Below is a listing to transcribe in full and exactly; keep the pictures out.

-- BEGIN Records for this exercise --

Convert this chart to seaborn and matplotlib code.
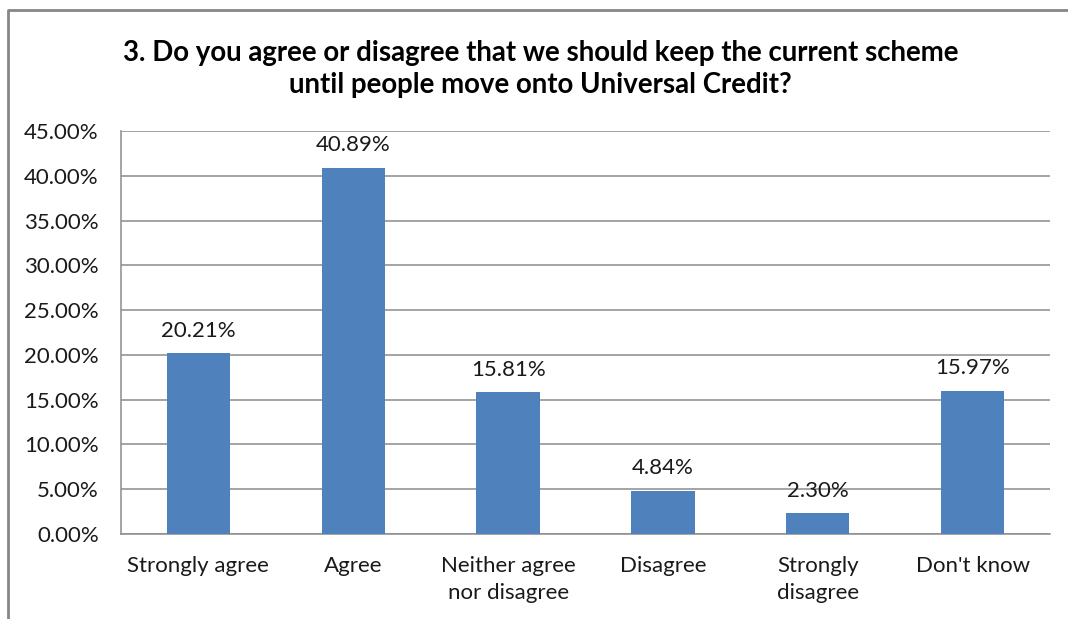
import matplotlib
matplotlib.use("Agg")
import matplotlib.pyplot as plt
from matplotlib.lines import Line2D
from matplotlib.ticker import FuncFormatter, MultipleLocator
import seaborn as sns
import pandas as pd

categories = ["Strongly agree", "Agree", "Neither agree\nnor disagree",
              "Disagree", "Strongly\ndisagree", "Don't know"]
percentages = [20.21, 40.89, 15.81, 4.84, 2.30, 15.97]
title_text = ("3. Do you agree or disagree that we should keep the current scheme\n"
              "until people move onto Universal Credit?")

sns.set_theme(style="white")
plt.rcParams["font.family"] = ["Lato", "DejaVu Sans"]

df = pd.DataFrame({"category": categories, "pct": percentages})

fig = plt.figure(figsize=(10.68, 6.19), dpi=100)
ax = fig.add_axes([121 / 1068, 1 - 534 / 619, (1050 - 121) / 1068, (534 - 131) / 619])

sns.barplot(data=df, x="category", y="pct", color="#4F81BD", saturation=1,
            width=0.41, linewidth=0, ax=ax, zorder=3)

ax.set_ylim(0, 45)
ax.yaxis.set_major_locator(MultipleLocator(5))
ax.yaxis.set_major_formatter(FuncFormatter(lambda v, _: f"{v:.2f}%"))
ax.grid(axis="y", color="#8C8C8C", linewidth=1.1, zorder=0)
ax.set_axisbelow(True)
ax.set_xlabel("")
ax.set_ylabel("")
for side in ("top", "right"):
    ax.spines[side].set_visible(False)
ax.spines["left"].set_color("#8C8C8C")
ax.spines["bottom"].set_color("#8C8C8C")
ax.spines["left"].set_linewidth(1.1)
ax.spines["bottom"].set_linewidth(1.1)
ax.tick_params(axis="both", length=0, labelsize=16, colors="#1A1A1A")
ax.tick_params(axis="x", pad=16)
ax.tick_params(axis="y", pad=16)
for lbl in ax.get_xticklabels():
    lbl.set_linespacing(1.45)

for container in ax.containers:
    ax.bar_label(container, labels=[f"{v:.2f}%" for v in percentages],
                 padding=9, fontsize=16, color="#1A1A1A")

fig.text(0.506, 0.888, title_text, ha="center", va="center", fontsize=19.9,
         fontweight="bold", color="#000000", linespacing=1.3)

# outer chart border
fig.add_artist(Line2D([8 / 1068, 8 / 1068, 1.0], [0.0, 1 - 10 / 619, 1 - 10 / 619],
                      transform=fig.transFigure, color="#868686", linewidth=2))

fig.savefig("out.png", dpi=100, facecolor="white")
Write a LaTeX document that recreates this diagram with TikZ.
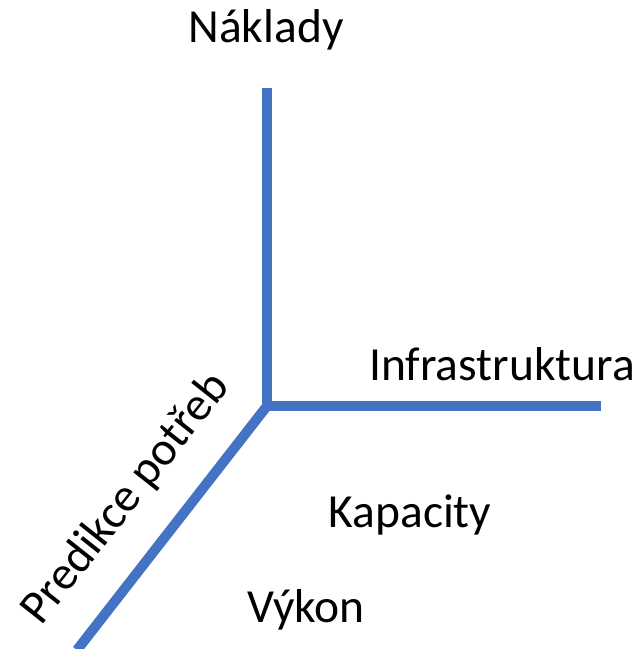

-- END Records for this exercise --

Full response>
Convert this chart to seaborn and matplotlib code.
import matplotlib
matplotlib.use("Agg")
import matplotlib.pyplot as plt
from matplotlib.lines import Line2D
from matplotlib.ticker import FuncFormatter, MultipleLocator
import seaborn as sns
import pandas as pd

categories = ["Strongly agree", "Agree", "Neither agree\nnor disagree",
              "Disagree", "Strongly\ndisagree", "Don't know"]
percentages = [20.21, 40.89, 15.81, 4.84, 2.30, 15.97]
title_text = ("3. Do you agree or disagree that we should keep the current scheme\n"
              "until people move onto Universal Credit?")

sns.set_theme(style="white")
plt.rcParams["font.family"] = ["Lato", "DejaVu Sans"]

df = pd.DataFrame({"category": categories, "pct": percentages})

fig = plt.figure(figsize=(10.68, 6.19), dpi=100)
ax = fig.add_axes([121 / 1068, 1 - 534 / 619, (1050 - 121) / 1068, (534 - 131) / 619])

sns.barplot(data=df, x="category", y="pct", color="#4F81BD", saturation=1,
            width=0.41, linewidth=0, ax=ax, zorder=3)

ax.set_ylim(0, 45)
ax.yaxis.set_major_locator(MultipleLocator(5))
ax.yaxis.set_major_formatter(FuncFormatter(lambda v, _: f"{v:.2f}%"))
ax.grid(axis="y", color="#8C8C8C", linewidth=1.1, zorder=0)
ax.set_axisbelow(True)
ax.set_xlabel("")
ax.set_ylabel("")
for side in ("top", "right"):
    ax.spines[side].set_visible(False)
ax.spines["left"].set_color("#8C8C8C")
ax.spines["bottom"].set_color("#8C8C8C")
ax.spines["left"].set_linewidth(1.1)
ax.spines["bottom"].set_linewidth(1.1)
ax.tick_params(axis="both", length=0, labelsize=16, colors="#1A1A1A")
ax.tick_params(axis="x", pad=16)
ax.tick_params(axis="y", pad=16)
for lbl in ax.get_xticklabels():
    lbl.set_linespacing(1.45)

for container in ax.containers:
    ax.bar_label(container, labels=[f"{v:.2f}%" for v in percentages],
                 padding=9, fontsize=16, color="#1A1A1A")

fig.text(0.506, 0.888, title_text, ha="center", va="center", fontsize=19.9,
         fontweight="bold", color="#000000", linespacing=1.3)

# outer chart border
fig.add_artist(Line2D([8 / 1068, 8 / 1068, 1.0], [0.0, 1 - 10 / 619, 1 - 10 / 619],
                      transform=fig.transFigure, color="#868686", linewidth=2))

fig.savefig("out.png", dpi=100, facecolor="white")
Write a LaTeX document that recreates this diagram with TikZ.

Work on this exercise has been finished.